Le virus de la peur, à l’instar de celui de la variole, possédant tout de même quelques vertus stimulantes et addictives, nous en avons cultivé en vase clos une version synthétique disponible sans prescription pour les 13 ans et plus.
Ainsi, le prochain Homo sapiens carburant au gaz carbonique se rappellera qu’il fut en vogue, durant le dernier tiers du XXe siècle, de tuer l’ennui en se donnant un petit shoot hebdomadaire de frayeur contrôlée. On se fixait le neurone à l’adrénaline en suivant Survivor et en imaginant le pire dans des films catastrophe où périssaient des populations entières. Entre l’ebola et les menaces extraterrestres, il était de bon goût de mimer 1000 fois par jour des morts sans conséquence dans des navets où Segall, Norris, Stallone et tous les défenseurs de la liberté découpaient en tranches du Soviet, du Chinois et des caricatures d’Arabes fourbes et enturbannés. Et maintenant que des terroristes venus du tiers-monde tentent d’empoisonner notre nappe phréatique, l’agent James Bond est-il encore là pour les en empêcher?
Peu importe si souscrire à tout cet imaginaire tordu, c’était inviter la terreur authentique à s’engouffrer à pleines portes, nous avons du mal à différencier fiction et réalité.

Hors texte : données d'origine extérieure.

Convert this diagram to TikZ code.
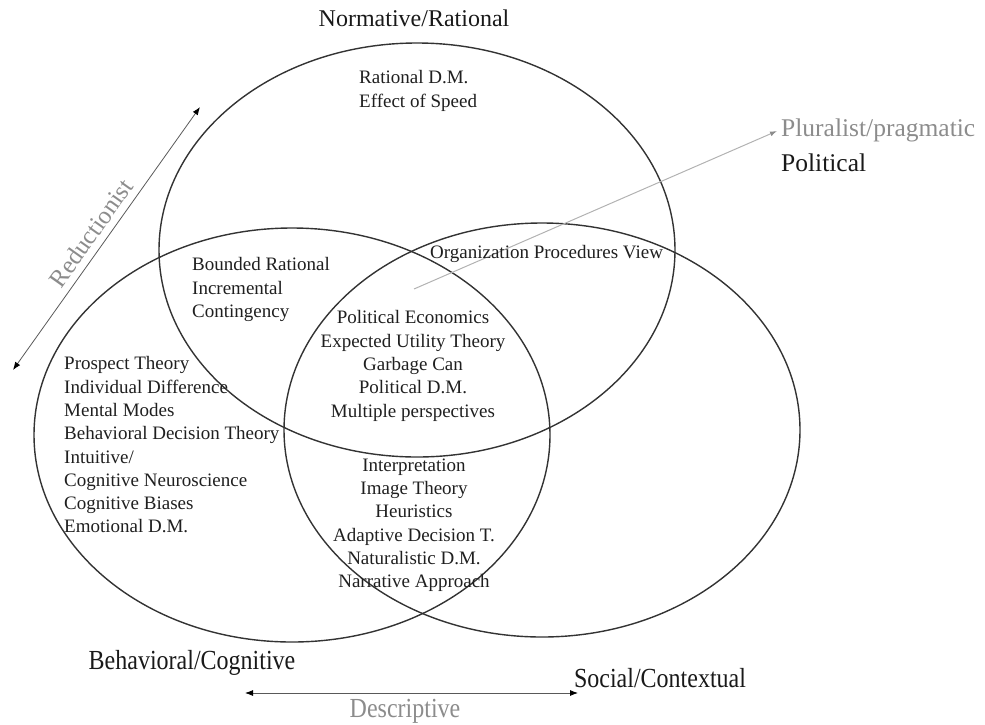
\documentclass[tikz,border=0pt]{standalone}
\usepackage{fontspec}
\setmainfont{Liberation Serif}
\usetikzlibrary{shapes.geometric,arrows.meta}
\newcommand\talltext[1]{\scalebox{1}[1.15]{#1}}
\begin{document}
\begin{tikzpicture}[x=1pt,y=-1pt,
  field/.style={draw=black!80, line width=1.4pt, ellipse, minimum width=516pt,
                minimum height=414pt, inner sep=0pt},
  body/.style={font=\fontsize{19}{23.3}\selectfont, inner sep=0pt, text=black!88},
  heading/.style={font=\fontsize{24}{28}\selectfont, inner sep=0pt, text=black!90},
  dimension/.style={font=\fontsize{24}{28}\selectfont, inner sep=0pt, text=black!45},
  axis/.style={draw=black!65, line width=0.8pt,
               {Latex[length=8pt,width=6pt,color=black]}-{Latex[length=8pt,width=6pt,color=black]}},
  trend/.style={draw=black!30, line width=1pt, -{Latex[length=7pt,width=5pt,color=black!45]}}
]
\useasboundingbox (0,0) rectangle (985,724);

% the three overlapping fields
\node[field] (normative)  at (417,250) {};
\node[field] (behavioral) at (292,435) {};
\node[field] (social)     at (542,430) {};

% field titles
\node[heading] (tNorm) at (414,18) {Normative/Rational};
\node[heading] (tBeh)  at (192,663) {\talltext{Behavioral/Cognitive}};
\node[heading] (tSoc)  at (660,678) {\talltext{Social/Contextual}};

% dimension arrows
\coordinate (redLow)  at (13,370);
\coordinate (redHigh) at (200,107);
\draw[axis] (redLow) -- (redHigh);
\node[dimension, font=\fontsize{25}{29}\selectfont, rotate=54.6] (tRed) at (91,233) {Reductionist};

\coordinate (descL) at (245,693);
\coordinate (descR) at (578,693);
\draw[axis] (descL) -- (descR);
\node[dimension] (tDesc) at (405,711) {\talltext{Descriptive}};

\coordinate (plStart) at (414,289);
\coordinate (plTip)   at (777,131);
\draw[trend] (plStart) -- (plTip);
\node[dimension, font=\fontsize{25.5}{29}\selectfont, anchor=west] (tPlur) at (781,130) {Pluralist/pragmatic};
\node[heading, font=\fontsize{25.5}{29}\selectfont, anchor=west] (tPol) at (781,163) {Political};

% approaches in each region
\node[body, anchor=north west, align=left] (rational) at (359,70.5)
  {Rational D.M.\\Effect of Speed};
\node[body, anchor=north west, align=left] (bounded) at (192,257.5)
  {Bounded Rational\\Incremental\\Contingency};
\node[body, anchor=north west] (orgview) at (430,245.5)
  {Organization Procedures View};
\node[body, anchor=north west, align=left] (cognitive) at (64,356.5)
  {Prospect Theory\\Individual Difference\\Mental Modes\\Behavioral Decision Theory\\
   Intuitive/\\Cognitive Neuroscience\\Cognitive Biases\\Emotional D.M.};
\node[body, anchor=north, align=center] (core) at (413,310.5)
  {Political Economics\\Expected Utility Theory\\Garbage Can\\Political D.M.\\Multiple perspectives};
\node[body, anchor=north, align=center] (contextual) at (414,458.5)
  {Interpretation\\Image Theory\\Heuristics\\Adaptive Decision T.\\Naturalistic D.M.\\Narrative Approach};
\end{tikzpicture}
\end{document}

La peur, la vraie, la grande, le spectre ancestral de la peste est venu hanter les esprits et le spectacle ne devrait plus divertir personne.
Pourtant, lundi dernier, à Entertainment Tonight, la vedette du jour, entre Tom Cruise ou Madonna, s’appelait Anthrax et elle avait une gueule de bactérie. Pris en otage par leurs formules comiques, les talk-shows américains se sont recyclés dans le dramatique et c’est la peur qui fait désormais recette. Le sérieux de circonstance réinvente une nouvelle forme de stand-up. Après la farce grasse, les mêmes distillent du bon sentiment. Bientôt chez Blockbuster dans la section Histoires vécues: Hécatombe chez les pompiers et L’Évacuation du bureau de poste de Baie-Comeau.
Ça vous écoeure? Il faudra bien s’habituer. Malgré les faillites imputées aux événements du 11 septembre, dans le monde des vases communicants, on imagine difficilement le jour où le pouvoir économique va exiger la censure des médias qui font dans le dramatique. D’autant que Monsieur-Madame Tout-le-monde en redemande.
Eh bien, que tout cela serve! On se serait du moins cru en droit d’espérer que cette grande simulation virtuelle intitulée L’Attaque des forces du mal ait préparé les principaux intéressés au pire.
Même pas. Oscillant entre trop et pas assez, l’Amérique dérape et malgré une élégante façade faite de bondieuseries, ses dirigeants indécis gavés d’antibiotiques ne trouvent pas d’autre solution à la crise nationale que de précipiter tout le monde vers l’État policé.
Lorsqu’un psy en grève de l’Université Laval viendra, dans deux semaines, vous expliquer que, si le déguisement le plus populaire pour l’Halloween cette année est de loin le costume Ben Laden, c’est parce que le peuple exorcise ses terreurs comme il peut, ne le croyez surtout pas. C’est bien plus bête et plus sordide. C’est du cynisme et de l’humour noir. Une autre petite démonstration du mal de mort dont nous nous repaissons comme ces divinités mexicaines au visage de squelette que l’on fête à Noël chaque année. Passés les regrets et les doléances, le 11 septembre nous a aussi montré qu’il n’y pas de limite à notre profonde immoralité. Au fond, l’Amérique n’a pas changé.